The big and obvious difference is that "Prometheus" is set in space. That means there's a degree of removal for the horror, whereas "At The Mountains of Madness" is all about horrible secrets buried in our world. When Lovecraft wrote the story in the 1930s, Antarctica was still only barely explored. As Gou Tanabe's "At The Mountains of Madness" manga adaptation describes:
"Although larger than Europe or Australia, the very existence of the Antarctic continent remained unconfirmed until the 19th century [...] Forbidding and remote, the last of the continents to be discovered remained barely trod upon for decades. Then, just as the 19th century drew to a close, a series of daring expeditions by teams from several different nations captured the attention of the world's newspapers, as they explored the seas, coasts, and interior of Antarctica."

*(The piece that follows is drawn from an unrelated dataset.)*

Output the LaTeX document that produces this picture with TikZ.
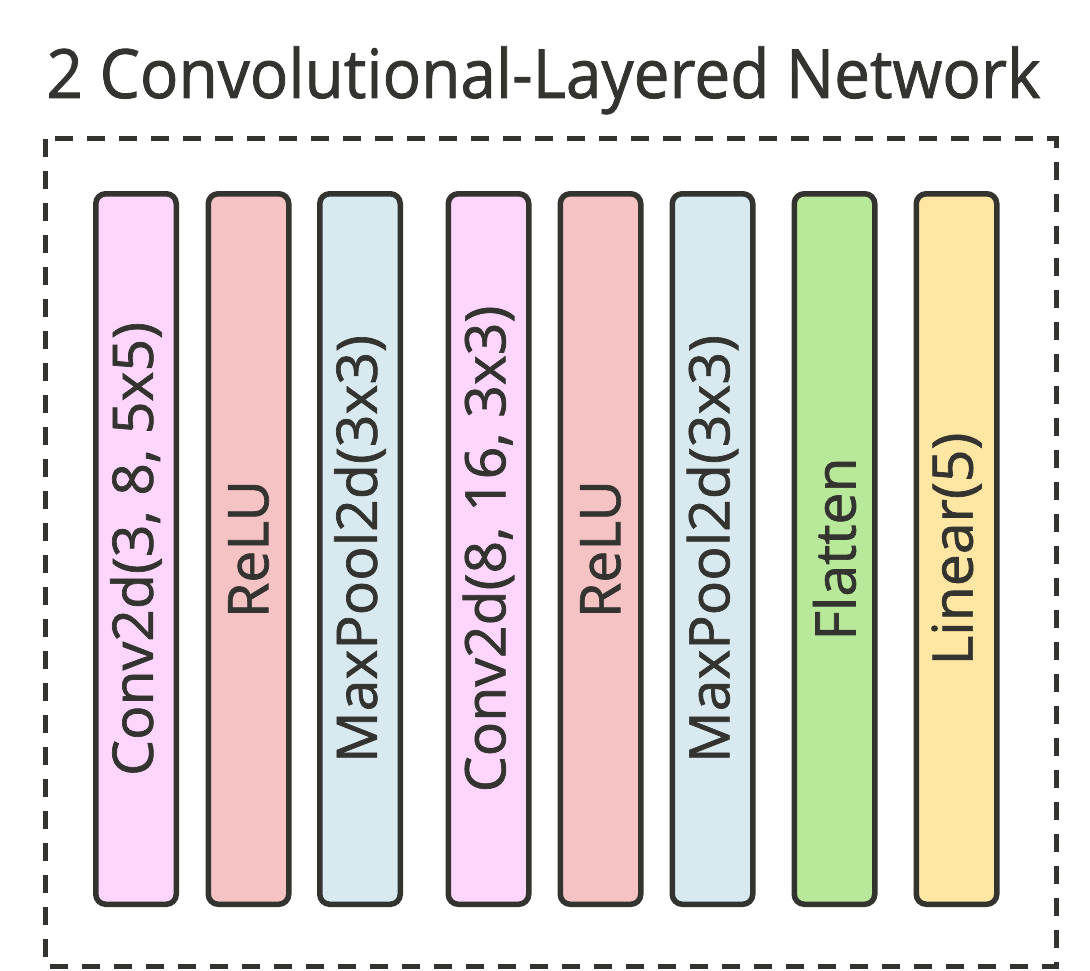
\documentclass[tikz,border=0pt]{standalone}
\usepackage{fontspec}
\setmainfont{Open Sans}[FakeBold=1.2]
\usepackage{graphicx}
\definecolor{ink}{HTML}{333330}
\definecolor{convc}{HTML}{FDD5FD}
\definecolor{reluc}{HTML}{F5C3C3}
\definecolor{poolc}{HTML}{D8EAF0}
\definecolor{flatc}{HTML}{B8E99A}
\definecolor{linc}{HTML}{FFE6A3}
\tikzset{
  layerbox/.style={draw=ink, line width=5.5pt, rounded corners=10pt, rotate=90,
    minimum width=710.5pt, minimum height=80.5pt, inner sep=0pt, text=ink,
    font=\fontsize{56}{60}\selectfont},
  frame/.style={draw=ink, line width=5pt, dash pattern=on 18pt off 14pt},
}
\newcommand{\lbl}[1]{\scalebox{1.02}[1]{#1}}
\newcommand{\ttl}[1]{\scalebox{0.94}[1]{#1}}
\begin{document}
\begin{tikzpicture}[x=1pt,y=-1pt]
\useasboundingbox (0,0) rectangle (1090,971);
\node[text=ink, font=\fontsize{68}{70}\selectfont, anchor=base] (title) at (543.5,98) {\ttl{2 Convolutional-Layered Network}};
\draw[frame] (45,139) rectangle (1056,966);
\node[layerbox, fill=convc] (c1) at (136,549) {\lbl{Conv2d(3, 8, 5x5)}};
\node[layerbox, fill=reluc] (r1) at (248.5,549) {\lbl{ReLU}};
\node[layerbox, fill=poolc] (p1) at (360,549) {\lbl{MaxPool2d(3x3)}};
\node[layerbox, fill=convc] (c2) at (488.5,549) {\lbl{Conv2d(8, 16, 3x3)}};
\node[layerbox, fill=reluc] (r2) at (600.5,549) {\lbl{ReLU}};
\node[layerbox, fill=poolc] (p2) at (712.5,549) {\lbl{MaxPool2d(3x3)}};
\node[layerbox, fill=flatc] (fl) at (834.5,549) {\lbl{Flatten}};
\node[layerbox, fill=linc] (li) at (956.5,549) {\lbl{Linear(5)}};
\end{tikzpicture}
\end{document}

Lovecraft wasn't the first or last storyteller to depict Antarctica as a land of frozen horror. He pulled from Edgar Allan Poe's 1838 novel "The Narrative of Arthur Gordon Pym of Nantucket," which features its lead finding great horror at the South Pole. In 1938, author John W. Campbell published a short story "Who Goes There?" about an Antarctic outpost attacked by a shapeshifting monster. Decades later, that story became the source material for John Carpenter's classic movie "The Thing."
Could del Toro have been the next master to leave his mark on Antarctic horror? He's mostly a romantic filmmaker that loves his monsters, but when del Toro wants to, he can make terrifying beasts: the tooth fairies in "Hellboy," the Pale Man in "Pan's Labyrinth," the red ghosts in "Crimson Peak," etc. The endings of "Pan's Labyrinth" (a movie so good it inspired a Paramore music video) and "Nightmare Alley" are also quite grim. As cuddly a guy as del Toro appears to be, I doubt he'd water down Lovecraft's bleakness in making "At The Mountains of Madness."
After "Frankenstein," will "At The Mountains of Madness" be the next del Toro passion project to rise from the dead? "Prometheus" is old news by now, and Ridley Scott has no more "Alien" movies coming. If del Toro was sharing the test footage from it back in 2022, then I don't doubt his heart is still in it. It probably just depends on if Netflix is more supportive than Warner Bros. and Universal.
Guillermo del Toro's "Frankenstein" is set for release on Netflix in November 2025.